| INFORMATION PROVIDED |
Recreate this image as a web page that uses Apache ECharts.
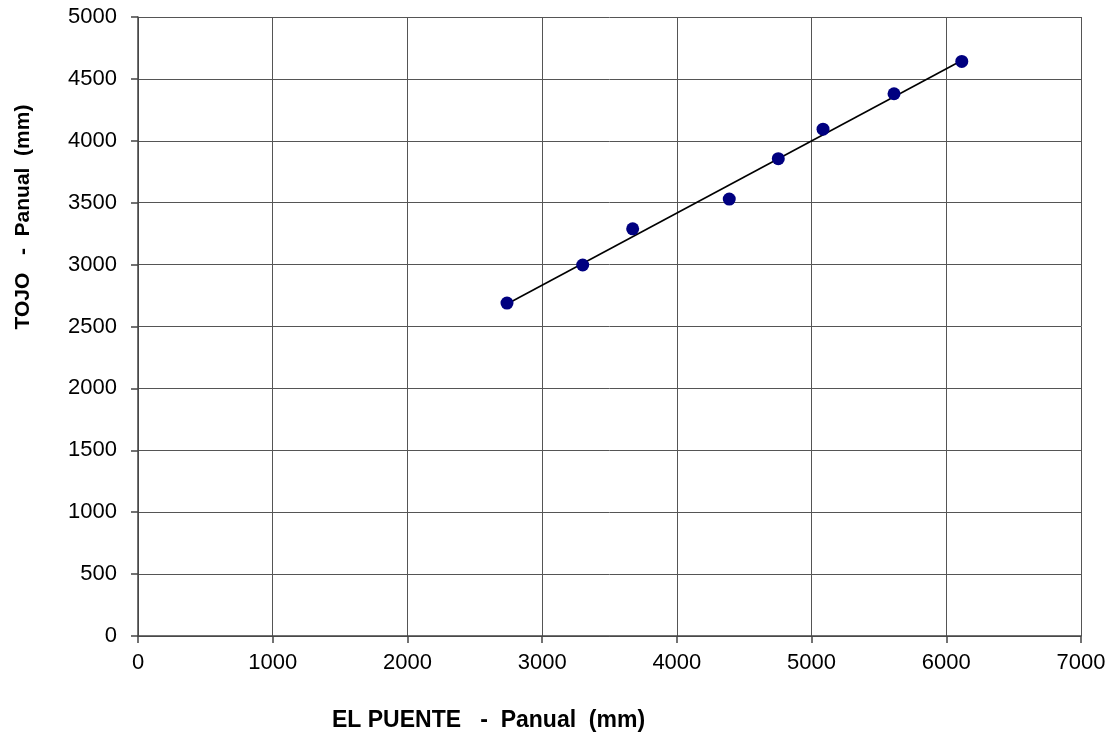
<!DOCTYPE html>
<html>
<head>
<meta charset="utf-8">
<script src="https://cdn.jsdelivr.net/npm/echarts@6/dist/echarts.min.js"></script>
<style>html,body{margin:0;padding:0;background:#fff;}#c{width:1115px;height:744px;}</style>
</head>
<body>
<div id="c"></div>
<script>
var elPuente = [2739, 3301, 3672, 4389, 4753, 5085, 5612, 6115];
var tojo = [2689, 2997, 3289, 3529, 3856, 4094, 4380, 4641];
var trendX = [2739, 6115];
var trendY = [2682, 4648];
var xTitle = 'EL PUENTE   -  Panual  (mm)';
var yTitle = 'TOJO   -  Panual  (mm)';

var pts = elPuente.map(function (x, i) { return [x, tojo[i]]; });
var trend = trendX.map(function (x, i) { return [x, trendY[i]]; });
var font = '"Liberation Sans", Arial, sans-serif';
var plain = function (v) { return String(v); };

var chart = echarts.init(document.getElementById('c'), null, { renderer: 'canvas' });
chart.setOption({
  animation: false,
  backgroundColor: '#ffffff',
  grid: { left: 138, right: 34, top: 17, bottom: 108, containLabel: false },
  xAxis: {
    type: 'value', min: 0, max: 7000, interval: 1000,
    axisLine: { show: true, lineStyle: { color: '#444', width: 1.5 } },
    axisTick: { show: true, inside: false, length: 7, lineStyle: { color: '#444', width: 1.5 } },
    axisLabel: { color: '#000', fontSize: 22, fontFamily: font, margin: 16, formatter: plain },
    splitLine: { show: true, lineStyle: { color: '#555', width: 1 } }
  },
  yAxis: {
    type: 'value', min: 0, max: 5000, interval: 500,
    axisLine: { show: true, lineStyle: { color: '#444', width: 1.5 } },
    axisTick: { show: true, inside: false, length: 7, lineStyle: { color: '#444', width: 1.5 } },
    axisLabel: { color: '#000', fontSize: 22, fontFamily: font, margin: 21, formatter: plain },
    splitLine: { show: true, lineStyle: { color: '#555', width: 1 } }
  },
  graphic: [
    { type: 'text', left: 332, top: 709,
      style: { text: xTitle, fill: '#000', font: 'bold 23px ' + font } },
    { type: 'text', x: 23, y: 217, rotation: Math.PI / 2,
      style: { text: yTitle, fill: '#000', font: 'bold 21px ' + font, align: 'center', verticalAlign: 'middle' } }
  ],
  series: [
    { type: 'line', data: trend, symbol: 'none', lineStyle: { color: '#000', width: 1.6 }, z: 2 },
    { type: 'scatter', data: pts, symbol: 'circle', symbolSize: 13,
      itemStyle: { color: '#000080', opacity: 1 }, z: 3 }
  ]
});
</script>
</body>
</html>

| THE TASK |
Retype the whole listing, keeping every line identical and omitting all pictures.

| ANSWER FOR THIS EXERCISE |
Recreate this image as a web page that uses Apache ECharts.
<!DOCTYPE html>
<html>
<head>
<meta charset="utf-8">
<script src="https://cdn.jsdelivr.net/npm/echarts@6/dist/echarts.min.js"></script>
<style>html,body{margin:0;padding:0;background:#fff;}#c{width:1115px;height:744px;}</style>
</head>
<body>
<div id="c"></div>
<script>
var elPuente = [2739, 3301, 3672, 4389, 4753, 5085, 5612, 6115];
var tojo = [2689, 2997, 3289, 3529, 3856, 4094, 4380, 4641];
var trendX = [2739, 6115];
var trendY = [2682, 4648];
var xTitle = 'EL PUENTE   -  Panual  (mm)';
var yTitle = 'TOJO   -  Panual  (mm)';

var pts = elPuente.map(function (x, i) { return [x, tojo[i]]; });
var trend = trendX.map(function (x, i) { return [x, trendY[i]]; });
var font = '"Liberation Sans", Arial, sans-serif';
var plain = function (v) { return String(v); };

var chart = echarts.init(document.getElementById('c'), null, { renderer: 'canvas' });
chart.setOption({
  animation: false,
  backgroundColor: '#ffffff',
  grid: { left: 138, right: 34, top: 17, bottom: 108, containLabel: false },
  xAxis: {
    type: 'value', min: 0, max: 7000, interval: 1000,
    axisLine: { show: true, lineStyle: { color: '#444', width: 1.5 } },
    axisTick: { show: true, inside: false, length: 7, lineStyle: { color: '#444', width: 1.5 } },
    axisLabel: { color: '#000', fontSize: 22, fontFamily: font, margin: 16, formatter: plain },
    splitLine: { show: true, lineStyle: { color: '#555', width: 1 } }
  },
  yAxis: {
    type: 'value', min: 0, max: 5000, interval: 500,
    axisLine: { show: true, lineStyle: { color: '#444', width: 1.5 } },
    axisTick: { show: true, inside: false, length: 7, lineStyle: { color: '#444', width: 1.5 } },
    axisLabel: { color: '#000', fontSize: 22, fontFamily: font, margin: 21, formatter: plain },
    splitLine: { show: true, lineStyle: { color: '#555', width: 1 } }
  },
  graphic: [
    { type: 'text', left: 332, top: 709,
      style: { text: xTitle, fill: '#000', font: 'bold 23px ' + font } },
    { type: 'text', x: 23, y: 217, rotation: Math.PI / 2,
      style: { text: yTitle, fill: '#000', font: 'bold 21px ' + font, align: 'center', verticalAlign: 'middle' } }
  ],
  series: [
    { type: 'line', data: trend, symbol: 'none', lineStyle: { color: '#000', width: 1.6 }, z: 2 },
    { type: 'scatter', data: pts, symbol: 'circle', symbolSize: 13,
      itemStyle: { color: '#000080', opacity: 1 }, z: 3 }
  ]
});
</script>
</body>
</html>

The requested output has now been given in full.